Here is a simple bash script that runs a Terraform plan and alerts if drift is detected:
#!/bin/bash
# Scheduled drift detection script (run via cron every hour)
cd /path/to/terraform/project
terraform init -input=false > /dev/null 2>&1
terraform plan -detailed-exitcode -input=false -no-color > plan_output.txt 2>&1
EXIT_CODE=$?
if [ $EXIT_CODE -eq 2 ]; then
echo "Drift detected at $(date)" >> drift_alerts.log
# Send notification (e.g., Slack webhook)
curl -s -X POST -H 'Content-type: application/json' \
--data "{\"text\":\"Drift detected in production infrastructure. Check plan_output.txt for details.\"}" \
https://hooks.slack.com/services/YOUR/WEBHOOK/URL
elif [ $EXIT_CODE -eq 1 ]; then
echo "Terraform plan failed at $(date)" >> drift_alerts.log
fi
For example, your policy says no security group should have port 22 open to 0.0.0.0/0. Drift detection scans every security group and flags any violation. Or your policy requires an owner tag on every resource. Drift detection inventories all resources and marks those missing the tag.
The results need to go somewhere your team actually looks. A dashboard works. Slack or email notifications work. An automated ticket in your tracking system works. What does not work is generating a report that nobody reads. Someone must own the follow-up, or drift detection becomes noise.
Tools That Help You Detect Drift
Several tools already include drift detection capabilities. Terraform has terraform plan which can show differences between your state file and real infrastructure. But this only helps for resources managed through Terraform. Resources created outside Terraform need a different approach.
Cloud-native tools can scan broadly. AWS Config, Azure Policy, and Google Cloud Asset Inventory inspect resources using their native APIs. They understand the cloud provider's resource model deeply and can check compliance across everything in your account.

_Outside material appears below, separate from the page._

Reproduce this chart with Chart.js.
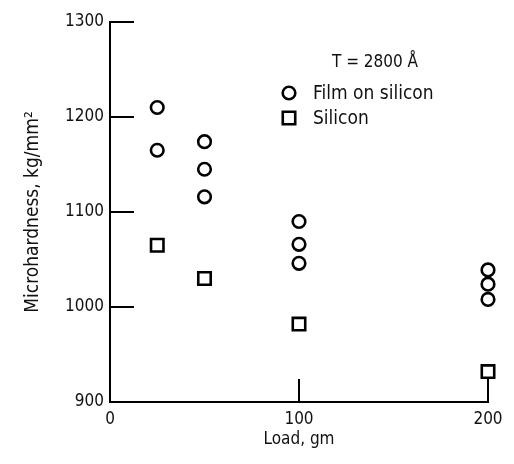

Open source options exist too. Open Policy Agent (OPA) can run as a policy engine that you trigger periodically against your infrastructure. You write policies in Rego, and OPA evaluates them against resource data you feed in.

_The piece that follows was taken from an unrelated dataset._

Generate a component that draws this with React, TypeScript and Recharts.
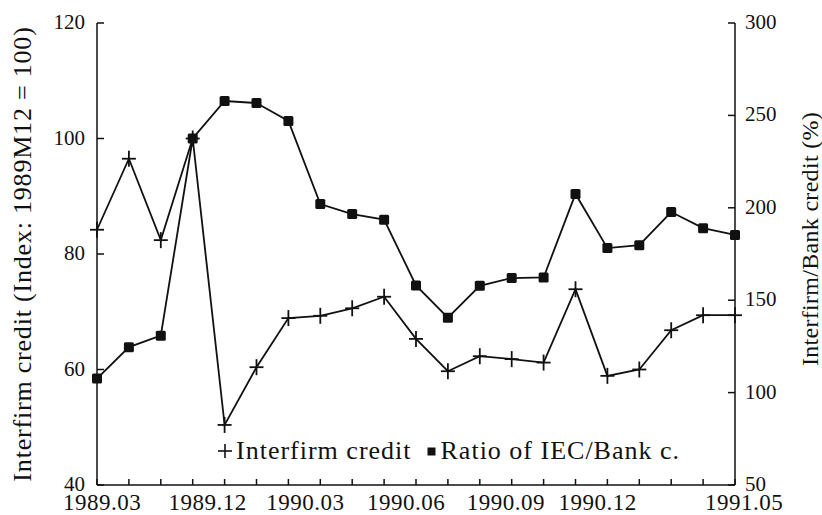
import React from 'react';
import { LineChart, Line, XAxis, YAxis, Legend } from 'recharts';

// 1989 quarterly, then monthly from 1990.01
const dates = [
  '1989.03', '1989.06', '1989.09', '1989.12',
  '1990.01', '1990.02', '1990.03', '1990.04', '1990.05', '1990.06',
  '1990.07', '1990.08', '1990.09', '1990.10', '1990.11', '1990.12',
  '1991.01', '1991.02', '1991.03', '1991.04', '1991.05',
];

// Interfirm credit index (1989M12 = 100), left axis
const interfirmCredit = [
  84.2, 96.5, 82.4, 100, 50.4, 60.4, 68.9, 69.3, 70.6, 72.6,
  65.3, 59.7, 62.3, 61.8, 61.2, 73.9, 58.9, 60.0, 66.8, 69.4, 69.4,
];

// Ratio of interfirm credit to bank credit (%), right axis
const ratioIecBank = [
  107.6, 124.6, 130.8, 237.5, 257.8, 256.7, 247.0, 202.0, 196.6, 193.6,
  158.0, 140.5, 157.8, 162.0, 162.3, 207.5, 178.2, 179.8, 197.7, 189.0, 185.3,
];

const xLabels = ['1989.03', '1989.12', '1990.03', '1990.06', '1990.09', '1990.12', '1991.05'];
const leftTicks = [40, 60, 80, 100, 120];
const rightTicks = [50, 100, 150, 200, 250, 300];

const data = dates.map((d, i) => ({
  date: d,
  interfirm: interfirmCredit[i],
  ratio: ratioIecBank[i],
}));

const FONT = '"Liberation Serif", "Times New Roman", serif';
const INK = '#111';

// the printed labels sit a little right of their tick
const labelShift: Record<string, number> = {
  '1989.03': 5, '1989.12': 15, '1990.03': 17, '1990.06': 22,
  '1990.09': 26, '1990.12': 22, '1991.05': 9,
};

const XTick = ({ x, y, payload }: any) => {
  const show = xLabels.includes(payload.value);
  return (
    <g>
      <line x1={x} y1={y} x2={x} y2={y - 6} stroke={INK} strokeWidth={1.5} />
      {show && (
        <text x={x + (labelShift[payload.value] || 0)} y={y + 25} textAnchor="middle" fontSize={23} letterSpacing={0.5} fontFamily={FONT} fill={INK}>
          {payload.value}
        </text>
      )}
    </g>
  );
};

const LeftTick = ({ x, y, payload }: any) => (
  <g>
    <line x1={x} y1={y} x2={x + 7} y2={y} stroke={INK} strokeWidth={1.5} />
    <text x={x - 12} y={y + 6} textAnchor="end" fontSize={21} fontFamily={FONT} fill={INK}>
      {payload.value}
    </text>
  </g>
);

const RightTick = ({ x, y, payload }: any) => (
  <g>
    <line x1={x} y1={y} x2={x - 7} y2={y} stroke={INK} strokeWidth={1.5} />
    <text x={x + 10} y={y + 6} textAnchor="start" fontSize={21} fontFamily={FONT} fill={INK}>
      {payload.value}
    </text>
  </g>
);

const CrossDot = ({ cx, cy, index }: any) => (
  <g key={`c-${index}`}>
    <line x1={cx - 7} y1={cy} x2={cx + 7} y2={cy} stroke={INK} strokeWidth={1.8} />
    <line x1={cx} y1={cy - 8} x2={cx} y2={cy + 8} stroke={INK} strokeWidth={1.8} />
  </g>
);

const SquareDot = ({ cx, cy, index }: any) => (
  <rect key={`s-${index}`} x={cx - 5} y={cy - 5} width={10} height={10} rx={1.5} fill={INK} />
);

const LeftTitle = ({ viewBox }: any) => {
  const cx = viewBox.x + 22;
  const cy = viewBox.y + viewBox.height / 2;
  return (
    <text x={cx} y={cy} transform={`rotate(-90 ${cx} ${cy})`} textAnchor="middle" dominantBaseline="central"
      fontSize={26} letterSpacing={0.8} fontFamily={FONT} fill={INK}>
      Interfirm credit (Index: 1989M12 = 100)
    </text>
  );
};

const RightTitle = ({ viewBox }: any) => {
  const cx = viewBox.x + 75;
  const cy = viewBox.y + viewBox.height / 2 - 15;
  return (
    <text x={cx} y={cy} transform={`rotate(-90 ${cx} ${cy})`} textAnchor="middle" dominantBaseline="central"
      fontSize={24} letterSpacing={0.3} fontFamily={FONT} fill={INK}>
      Interfirm/Bank credit (%)
    </text>
  );
};

const LegendContent = () => (
  <div style={{ fontFamily: FONT, fontSize: 26, letterSpacing: 1, color: INK, whiteSpace: 'nowrap', display: 'flex', alignItems: 'center' }}>
    <svg width={16} height={16} style={{ marginRight: 3 }}>
      <line x1={1} y1={8} x2={15} y2={8} stroke={INK} strokeWidth={1.6} />
      <line x1={8} y1={1} x2={8} y2={15} stroke={INK} strokeWidth={1.6} />
    </svg>
    <span>Interfirm credit</span>
    <svg width={9} height={9} style={{ marginLeft: 15, marginRight: 5 }}>
      <rect x={0.5} y={0.5} width={8} height={8} fill={INK} />
    </svg>
    <span>Ratio of IEC/Bank c.</span>
  </div>
);

export default function App() {
  return (
    <div style={{ position: 'absolute', left: 0, top: 0, width: 822, height: 515, background: '#fff' }}>
      <LineChart width={822} height={515} data={data} margin={{ top: 23, right: 0, bottom: 0, left: 0 }}>
        <XAxis
          dataKey="date"
          height={30}
          interval={0}
          tickSize={0}
          tickMargin={0}
          tick={<XTick />}
          axisLine={{ stroke: INK, strokeWidth: 1.5 }}
        />
        <YAxis
          yAxisId="left"
          orientation="left"
          width={97}
          domain={[40, 120]}
          ticks={leftTicks}
          tickSize={0}
          tickMargin={0}
          tick={<LeftTick />}
          axisLine={{ stroke: INK, strokeWidth: 1.5 }}
          label={<LeftTitle />}
        />
        <YAxis
          yAxisId="right"
          orientation="right"
          width={87}
          domain={[50, 300]}
          ticks={rightTicks}
          tickSize={0}
          tickMargin={0}
          tick={<RightTick />}
          axisLine={{ stroke: INK, strokeWidth: 1.5 }}
          label={<RightTitle />}
        />
        <Legend
          verticalAlign="middle"
          align="center"
          content={<LegendContent />}
          wrapperStyle={{ position: 'absolute', left: 217, top: 436, width: 'auto' }}
        />
        <Line
          yAxisId="left"
          dataKey="interfirm"
          name="Interfirm credit"
          stroke={INK}
          strokeWidth={1.8}
          dot={CrossDot}
          isAnimationActive={false}
        />
        <Line
          yAxisId="right"
          dataKey="ratio"
          name="Ratio of IEC/Bank c."
          stroke={INK}
          strokeWidth={1.8}
          dot={SquareDot}
          isAnimationActive={false}
        />
      </LineChart>
    </div>
  );
}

The Hard Part: What To Do When You Find Drift
Finding drift is only half the work. The harder question is what happens next.
Good drift reports include enough information to fix the problem. They tell you which resource violated which policy and ideally how to correct it. Some teams go further and implement automatic remediation - when drift is detected, the system automatically reverts the resource to its compliant state.

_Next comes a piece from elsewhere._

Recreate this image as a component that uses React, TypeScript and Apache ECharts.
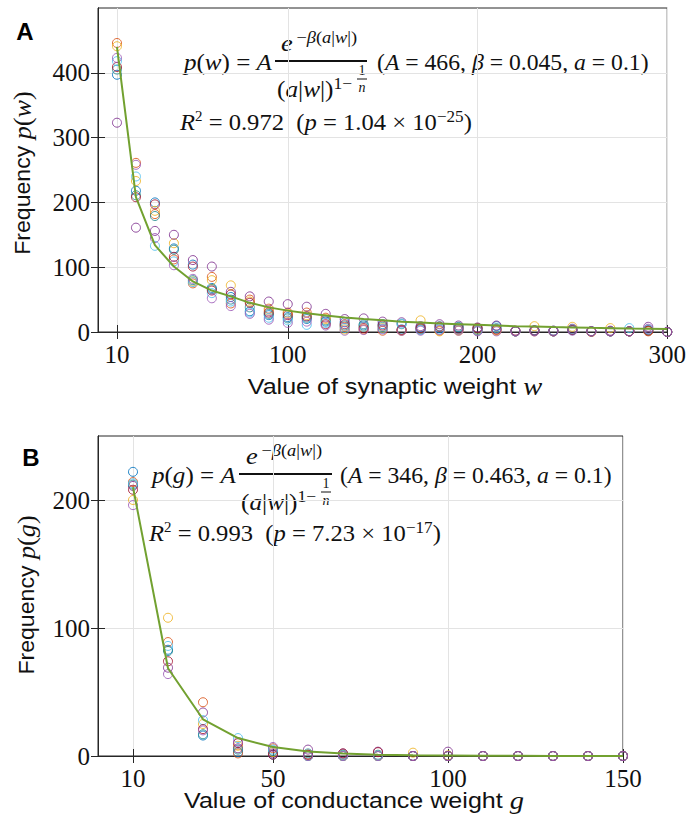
import React, { useEffect, useRef } from "react";
import * as echarts from "echarts";

// ---------- Panel A data ----------
const weightsA = [10, 20, 30, 40, 50, 60, 70, 80, 90, 100, 110, 120, 130, 140, 150, 160, 170, 180, 190, 200, 210, 220, 230, 240, 250, 260, 270, 280, 290, 300];
const runA1 = [397, 218, 200, 129, 104, 68, 54, 32, 26, 23, 20, 16, 15, 10, 12, 4, 7, 6, 7, 3, 9, 1, 2, 1, 3, 1, 1, 1, 2, 0];
const runA2 = [446, 261, 182, 112, 75, 85, 44, 50, 36, 30, 30, 22, 8, 4, 2, 2, 5, 2, 3, 2, 3, 2, 1, 2, 4, 0, 1, 1, 1, 0];
const runA3 = [441, 233, 187, 137, 78, 80, 72, 47, 33, 28, 26, 20, 4, 8, 6, 3, 18, 1, 2, 4, 2, 1, 9, 1, 8, 1, 6, 1, 2, 0];
const runA4 = [323, 161, 156, 150, 111, 101, 62, 55, 47, 43, 39, 28, 20, 21, 16, 15, 9, 12, 10, 7, 10, 2, 3, 2, 5, 1, 2, 1, 8, 0];
const runA5 = [405, 211, 179, 127, 80, 66, 50, 38, 28, 21, 22, 18, 10, 12, 8, 12, 4, 9, 8, 5, 6, 1, 2, 1, 3, 1, 1, 1, 3, 0];
const runA6 = [418, 240, 133, 109, 77, 60, 47, 30, 22, 18, 11, 14, 6, 8, 5, 13, 3, 4, 4, 2, 5, 1, 2, 2, 4, 1, 1, 6, 4, 0];
const runA7 = [409, 208, 197, 116, 101, 64, 58, 45, 30, 26, 24, 12, 12, 6, 10, 3, 6, 8, 5, 6, 4, 1, 2, 1, 3, 1, 1, 1, 2, 0];
const runA8 = [423, 258, 145, 103, 82, 52, 40, 28, 19, 14, 16, 10, 2, 3, 4, 2, 2, 3, 2, 1, 1, 1, 1, 1, 2, 1, 1, 1, 5, 0];
const fitA = [440, 208, 134, 101, 78, 64, 55, 45, 38, 33, 29, 25.6, 22.5, 20, 18, 16, 14.5, 13, 12, 11, 10, 9, 8.3, 7.6, 7, 6.4, 5.9, 5.4, 5, 4.7];

// ---------- Panel B data ----------
const weightsB = [10, 20, 30, 40, 50, 60, 70, 80, 90, 100, 110, 120, 130, 140, 150];
const runB1 = [222, 83, 16, 3, 1, 0, 0, 0, 0, 0, 0, 0, 0, 0, 0];
const runB2 = [214, 89, 42, 2, 6, 1, 0, 0, 0, 0, 0, 0, 0, 0, 0];
const runB3 = [200, 108, 25, 8, 3, 0, 0, 0, 2.6, 0.5, 0, 0, 0, 0, 0];
const runB4 = [211, 69, 34, 6, 2, 5, 2, 3.4, 0, 3.4, 0, 0, 0, 0, 0];
const runB5 = [212, 82, 17, 5, 4, 2, 1, 1, 0, 0, 0, 0, 0, 0, 0];
const runB6 = [213, 86, 28, 14, 5, 0, 0, 0, 0, 0, 0, 0, 0, 0, 0];
const runB7 = [208, 74, 21, 10, 1, 1, 2, 3, 0, 0, 0, 0, 0, 0, 0];
const runB8 = [196, 64, 20, 11, 7, 0, 0, 0, 0, 0, 0, 0, 0, 0, 0];
const fitB = [210, 68.6, 28.7, 14, 7, 3.6, 1.9, 1, 0.5, 0.3, 0.15, 0.1, 0.05, 0, 0];

// ---------- ticks ----------
const xTicksA = [10, 100, 200, 300];
const yTicksA = [0, 100, 200, 300, 400];
const xTicksB = [10, 50, 100, 150];
const yTicksB = [0, 100, 200];

const runColors = ["#0072BD", "#D95319", "#EDB120", "#7E2F8E", "#238A8D", "#4DBEEE", "#A2142F", "#9B59B6"];
const runsA = [runA1, runA2, runA3, runA4, runA5, runA6, runA7, runA8];
const runsB = [runB1, runB2, runB3, runB4, runB5, runB6, runB7, runB8];

const AX = "#262626";
const SERIF = "Liberation Serif";
const SANS = "Liberation Sans";
const TS = "\u2009";

function pairs(xs: number[], ys: number[]) {
  return xs.map((x, i) => [x, ys[i]]);
}

function xAxisPair(grid: number, max: number, ticks: number[]) {
  const common = {
    type: "value",
    gridIndex: grid,
    min: 0,
    max,
    axisLine: { show: true, lineStyle: { color: AX, width: 1 } },
    axisTick: { show: true, inside: true, length: 7, customValues: ticks, lineStyle: { color: AX } },
  };
  return [
    {
      ...common,
      position: "bottom",
      axisLabel: { show: true, customValues: ticks, color: "#111", fontFamily: SERIF, fontSize: 25, lineHeight: 20, margin: 12 },
      splitLine: { show: true, lineStyle: { color: "#E3E3E3", width: 1 } },
    },
    {
      ...common,
      position: "top",
      axisLabel: { show: false },
      splitLine: { show: false },
    },
  ];
}

function yAxisPair(grid: number, max: number, ticks: number[]) {
  const common = {
    type: "value",
    gridIndex: grid,
    min: 0,
    max,
    axisLine: { show: true, lineStyle: { color: AX, width: 1 } },
    axisTick: { show: true, inside: true, length: 7, customValues: ticks, lineStyle: { color: AX } },
  };
  return [
    {
      ...common,
      position: "left",
      axisLabel: { show: true, customValues: ticks, color: "#111", fontFamily: SERIF, fontSize: 25, lineHeight: 20, margin: 8 },
      splitLine: { show: true, lineStyle: { color: "#E3E3E3", width: 1 } },
    },
    {
      ...common,
      position: "right",
      axisLabel: { show: false },
      splitLine: { show: false },
    },
  ];
}

const mathRich = {
  i: { fontFamily: SERIF, fontStyle: "italic", fontSize: 23, lineHeight: 26, fill: "#111", verticalAlign: "middle" },
  r: { fontFamily: SERIF, fontSize: 23, lineHeight: 26, fill: "#111", verticalAlign: "middle" },
  sup: { fontFamily: SERIF, fontSize: 16, lineHeight: 16, fill: "#111", verticalAlign: "top" },
  supi: { fontFamily: SERIF, fontStyle: "italic", fontSize: 16, lineHeight: 16, fill: "#111", verticalAlign: "top" },
  sup2: { fontFamily: SERIF, fontSize: 14, lineHeight: 16, fill: "#111", verticalAlign: "top" },
};

function mtext(x: number, y: number, text: string, sx = 1) {
  return {
    type: "text",
    x,
    y,
    scaleX: sx,
    silent: true,
    style: {
      text,
      rich: mathRich,
      fill: "#111",
      align: "left",
      verticalAlign: "middle",
      textAlign: "left",
      textVerticalAlign: "middle",
    },
  };
}

function smallText(x: number, y: number, text: string, italic: boolean) {
  return {
    type: "text",
    x,
    y,
    silent: true,
    style: {
      text,
      fill: "#111",
      fontFamily: SERIF,
      fontStyle: italic ? "italic" : "normal",
      fontSize: 14,
      align: "center",
      verticalAlign: "middle",
      textAlign: "center",
      textVerticalAlign: "middle",
    },
  };
}

function hline(x1: number, x2: number, y: number, w: number) {
  return {
    type: "line",
    silent: true,
    shape: { x1, y1: y, x2, y2: y },
    style: { stroke: "#111", lineWidth: w },
  };
}

function equation(
  dx: number,
  y: number,
  varName: string,
  barX1: number,
  barX2: number,
  numX: number,
  denX: number,
  fracX: number,
  paramsX: number,
  params: string,
  r2X: number,
  r2Y: number,
  r2: string,
  pval: string,
  pexp: string
) {
  return [
    mtext(dx, y, `{i|p}{r|(}{i|${varName}}{r|) = }{i|A}`, 1.09),
    hline(barX1, barX2, y - 1, 2),
    mtext(numX, y - 19, `{i|e}{sup|${TS}−}{supi|β}{sup|(}{supi|a}{sup||}{supi|w}{sup||)}`, 1.15),
    mtext(denX, y + 27, `{r|(}{i|a}{r||}{i|w}{r||)}{sup|1−}`, 1.1),
    smallText(fracX, y + 8, "1", false),
    hline(fracX - 5, fracX + 5, y + 17, 1),
    smallText(fracX, y + 25, "n", true),
    mtext(paramsX, y, params, 1.03),
    mtext(r2X, r2Y, `{i|R}{sup2|2}{r| = ${r2}  (}{i|p}{r| = ${pval} × 10}{sup|${pexp}}{r|)}`, 1.07),
  ];
}

function titleText(x: number, y: number, text: string, rotate: boolean, sx: number) {
  return {
    type: "text",
    x,
    y,
    rotation: rotate ? Math.PI / 2 : 0,
    scaleX: sx,
    silent: true,
    style: {
      text,
      rich: {
        s: { fontFamily: SANS, fontSize: 22, lineHeight: 22, fill: "#111" },
        m: { fontFamily: SERIF, fontStyle: "italic", fontSize: 25, lineHeight: 22, fill: "#111" },
        r: { fontFamily: SERIF, fontSize: 25, lineHeight: 22, fill: "#111" },
      },
      align: "center",
      verticalAlign: "middle",
      textAlign: "center",
      textVerticalAlign: "middle",
    },
  };
}

function panelLetter(x: number, y: number, t: string) {
  return {
    type: "text",
    x,
    y,
    silent: true,
    style: {
      text: t,
      fill: "#000",
      fontFamily: SANS,
      fontWeight: "bold",
      fontSize: 24,
      align: "center",
      verticalAlign: "middle",
      textAlign: "center",
      textVerticalAlign: "middle",
    },
  };
}

export default function App() {
  const ref = useRef<HTMLDivElement>(null);

  useEffect(() => {
    if (!ref.current) return;
    const chart = echarts.init(ref.current, null, { renderer: "svg" });

    const scatter = (runs: number[][], xs: number[], axisIdx: number, tag: string) =>
      runs.map((ys, k) => ({
        name: `${tag} run ${k + 1}`,
        type: "scatter",
        xAxisIndex: axisIdx,
        yAxisIndex: axisIdx,
        symbol: "circle",
        symbolSize: 9,
        data: pairs(xs, ys),
        itemStyle: { color: "rgba(0,0,0,0)", borderColor: runColors[k], borderWidth: 1, opacity: 0.85 },
        emphasis: { disabled: true },
        z: 2,
      }));

    const fitLine = (xs: number[], ys: number[], axisIdx: number, tag: string) => ({
      name: `${tag} fit`,
      type: "line",
      xAxisIndex: axisIdx,
      yAxisIndex: axisIdx,
      data: pairs(xs, ys),
      symbol: "none",
      smooth: false,
      lineStyle: { color: "#72A130", width: 2 },
      z: 3,
    });

    const xA = xAxisPair(0, 300, xTicksA);
    const xB = xAxisPair(1, 150, xTicksB);
    const yA = yAxisPair(0, 500, yTicksA);
    const yB = yAxisPair(1, 250, yTicksB);

    const option: any = {
      animation: false,
      backgroundColor: "#ffffff",
      grid: [
        { left: 98, top: 8, width: 573, height: 324, show: true, borderColor: AX, borderWidth: 1, backgroundColor: "transparent" },
        { left: 98, top: 436, width: 525, height: 320, show: true, borderColor: AX, borderWidth: 1, backgroundColor: "transparent" },
      ],
      xAxis: [xA[0], xA[1], xB[0], xB[1]],
      yAxis: [yA[0], yA[1], yB[0], yB[1]],
      series: [
        ...scatter(runsA, weightsA, 0, "A"),
        fitLine(weightsA, fitA, 0, "A"),
        ...scatter(runsB, weightsB, 2, "B"),
        fitLine(weightsB, fitB, 2, "B"),
      ],
      graphic: {
        elements: [
          panelLetter(25, 31, "A"),
          panelLetter(31, 457, "B"),
          titleText(395, 387, "{s|Value of synaptic weight }{m|w}", false, 1.14),
          titleText(354, 801, "{s|Value of conductance weight }{m|g}", false, 1.14),
          titleText(23, 173, "{s|Frequency }{m|p}{r|(}{m|w}{r|)}", true, 1.05),
          titleText(27, 595, "{s|Frequency }{m|p}{r|(}{m|g}{r|)}", true, 1.05),
          ...equation(184, 62, "w", 275, 367, 281, 277, 362, 377,
            "{r|(}{i|A}{r| = 466, }{i|β}{r| = 0.045, }{i|a}{r| = 0.1)}",
            180, 122, "0.972", "1.04", "−25"),
          ...equation(152, 475, "g", 239, 332, 246, 241, 326, 340,
            "{r|(}{i|A}{r| = 346, }{i|β}{r| = 0.463, }{i|a}{r| = 0.1)}",
            149, 533, "0.993", "7.23", "−17"),
        ],
      },
    };

    chart.setOption(option);
    return () => chart.dispose();
  }, []);

  return (
    <div
      ref={ref}
      style={{ position: "absolute", left: 0, top: 0, width: 689, height: 819, background: "#fff" }}
    />
  );
}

Automatic remediation sounds great until it bites you. If an engineer opened a port temporarily while debugging a production incident, automatic remediation could close that port while they are still working. The tool would be fixing a policy violation while breaking an active investigation. You need to distinguish between drift that happened by accident and drift that happened intentionally for a short-term reason.
A practical approach is to start with alerting and manual remediation. Let the team know when drift occurs, give them the details, and let them decide whether to fix it immediately or document it as a temporary exception. Once you understand the patterns of drift in your environment, you can consider automation for the cases that are always wrong and never justified.
Three Layers of Protection
Drift detection completes your policy enforcement cycle. Think of it as three layers that cover each other's blind spots:
The diagram below illustrates how these three layers interact:
- Policy check at plan time - Prevents violations before they reach production
- Policy check at apply time - Catches anything that slipped through planning
- Periodic drift detection - Finds changes that happened outside the pipeline
No single layer is enough. Pipeline checks cannot catch manual console changes. Drift detection cannot prevent violations from happening in the first place. Together, they give you coverage that keeps your infrastructure aligned with your policies even when things change outside your automated workflows.
Practical Checklist
- Pick a cadence for drift scans based on how fast your infrastructure changes
- Choose tools that cover both managed and unmanaged resources in your environment
- Send drift reports to a channel your team actually monitors
- Assign ownership for following up on drift findings
- Start with manual remediation before considering automation
- Document temporary exceptions so your team knows which drifts are intentional
What This Means For Your Team
Your policies are only as strong as your ability to enforce them everywhere infrastructure changes. Pipeline checks handle the changes you control. Drift detection handles the changes you do not. Without both, your policy is a document that describes what should be true, not a mechanism that keeps it true. Build drift detection into your operations, and your infrastructure will stay compliant even when the unexpected happens.